_DIRECTION:_ Report all lines holding "draw".

________________

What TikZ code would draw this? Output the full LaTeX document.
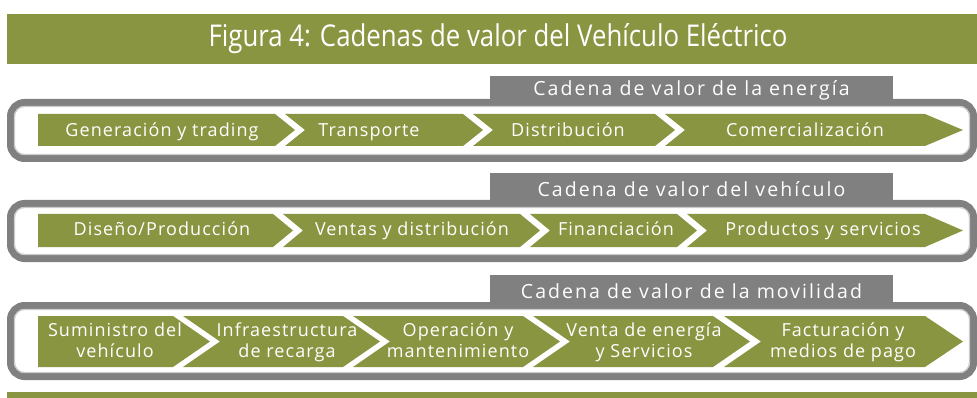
\documentclass[tikz,border=0pt]{standalone}
\usepackage{fontspec}
\setmainfont{Open Sans}
\newfontfamily\titlefont[FakeStretch=0.86]{Open Sans}
\newfontfamily\chevfont[LetterSpace=6]{Open Sans}
\newfontfamily\tabfont[LetterSpace=10.5]{Open Sans}
\usepackage{tikz}

\definecolor{vegreen}{RGB}{138,149,66}
\definecolor{framegray}{RGB}{128,128,128}

\tikzset{
	band/.style={fill=vegreen},
	chev/.style={fill=vegreen},
	frame/.style={draw=framegray, line width=7pt, rounded corners=14pt},
	frameedge/.style={draw=framegray!40, line width=1.2pt, rounded corners=10pt},
	tab/.style={fill=framegray},
	tabtext/.style={text=white, inner sep=0pt, font=\tabfont\fontsize{19.5}{23}\selectfont,
		execute at begin node=\strut},
	lbl/.style={text=white, align=center, inner sep=0pt,
		font=\chevfont\fontsize{18}{21}\selectfont,
		execute at begin node=\strut, execute at end node=\strut}
}

\begin{document}
\begin{tikzpicture}[x=1pt, y=-1pt]
			\useasboundingbox (0,0) rectangle (977,398);
			
			% title and bottom band
			\fill[band] (7,14) rectangle (977,64.5);
			\node (title) [text=white, font=\titlefont\fontsize{30}{34}\selectfont] at (498,39) {Figura 4: Cadenas de valor del Vehículo Eléctrico};
			\fill[band] (7,392) rectangle (977,398);
			
			% energia
			\draw[frame] (10.5,102.5) rectangle (973.5,158.5);
			\draw[frameedge] (14.5,106.5) rectangle (969.5,154.5);
			\fill[tab] (490,76) rectangle (893,103);
			\node (tabE) [tabtext] at (691.5,91.4) {Cadena de valor de la energía};
			\fill[chev] (38,114) -- (275,114) -- (295,130) -- (275,146) -- (38,146) -- cycle;
			\fill[chev] (285,114) -- (463,114) -- (483,130) -- (463,146) -- (285,146) -- (305,130) -- cycle;
			\fill[chev] (473,114) -- (655,114) -- (675,130) -- (655,146) -- (473,146) -- (493,130) -- cycle;
			\fill[chev] (665,114) -- (925,114) -- (963,130) -- (925,146) -- (665,146) -- (685,130) -- cycle;
			\node (gen) [lbl] at (162,132) {Generación y trading};
			\node (trans) [lbl] at (369,132) {Transporte};
			\node (dist) [lbl] at (568,132) {Distribución};
			\node (comer) [lbl] at (805,132) {Comercialización};
			
			% vehiculo
			\draw[frame] (10.5,203.5) rectangle (973.5,258.5);
			\draw[frameedge] (14.5,207.5) rectangle (969.5,254.5);
			\fill[tab] (490,173) rectangle (893,204);
			\node (tabV) [tabtext] at (691.5,192.4) {Cadena de valor del vehículo};
			\fill[chev] (38,214) -- (273,214) -- (293,230.5) -- (273,247) -- (38,247) -- cycle;
			\fill[chev] (283,214) -- (520,214) -- (540,230.5) -- (520,247) -- (283,247) -- (303,230.5) -- cycle;
			\fill[chev] (530,214) -- (677,214) -- (697,230.5) -- (677,247) -- (530,247) -- (550,230.5) -- cycle;
			\fill[chev] (687,214) -- (925,214) -- (963,230.5) -- (925,247) -- (687,247) -- (707,230.5) -- cycle;
			\node (dis) [lbl] at (162,231.8) {Diseño/Producción};
			\node (vent) [lbl] at (412,231.8) {Ventas y distribución};
			\node (fin) [lbl] at (616,231.8) {Financiación};
			\node (prod) [lbl] at (823,231.8) {Productos y servicios};
			
			% movilidad
			\draw[frame] (10.5,305.5) rectangle (973.5,376.5);
			\draw[frameedge] (14.5,309.5) rectangle (969.5,372.5);
			\fill[tab] (490,275) rectangle (893,306);
			\node (tabM) [tabtext] at (691.5,293.9) {Cadena de valor de la movilidad};
			\fill[chev] (38,316) -- (173,316) -- (210,341.5) -- (173,367) -- (38,367) -- cycle;
			\fill[chev] (183,316) -- (343,316) -- (380,341.5) -- (343,367) -- (183,367) -- (220,341.5) -- cycle;
			\fill[chev] (353,316) -- (523,316) -- (560,341.5) -- (523,367) -- (353,367) -- (390,341.5) -- cycle;
			\fill[chev] (533,316) -- (713,316) -- (750,341.5) -- (713,367) -- (533,367) -- (570,341.5) -- cycle;
			\fill[chev] (724,316) -- (925,316) -- (963,341.5) -- (925,367) -- (724,367) -- (761,341.5) -- cycle;
			\node (sum) [lbl] at (115,343) {Suministro del\\vehículo};
			\node (infra) [lbl] at (287,343) {Infraestructura\\de recarga};
			\node (oper) [lbl] at (458,343) {Operación y\\mantenimiento};
			\node (venta) [lbl] at (644,343) {Venta de energía\\y Servicios};
			\node (fact) [lbl] at (843,343) {Facturación y\\medios de pago};
\end{tikzpicture}
\end{document}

________________

_SOLUTION TO THIS EXERCISE:_
What TikZ code would draw this? Output the full LaTeX document.
	frame/.style={draw=framegray, line width=7pt, rounded corners=14pt},
	frameedge/.style={draw=framegray!40, line width=1.2pt, rounded corners=10pt},
			\draw[frame] (10.5,102.5) rectangle (973.5,158.5);
			\draw[frameedge] (14.5,106.5) rectangle (969.5,154.5);
			\draw[frame] (10.5,203.5) rectangle (973.5,258.5);
			\draw[frameedge] (14.5,207.5) rectangle (969.5,254.5);
			\draw[frame] (10.5,305.5) rectangle (973.5,376.5);
			\draw[frameedge] (14.5,309.5) rectangle (969.5,372.5);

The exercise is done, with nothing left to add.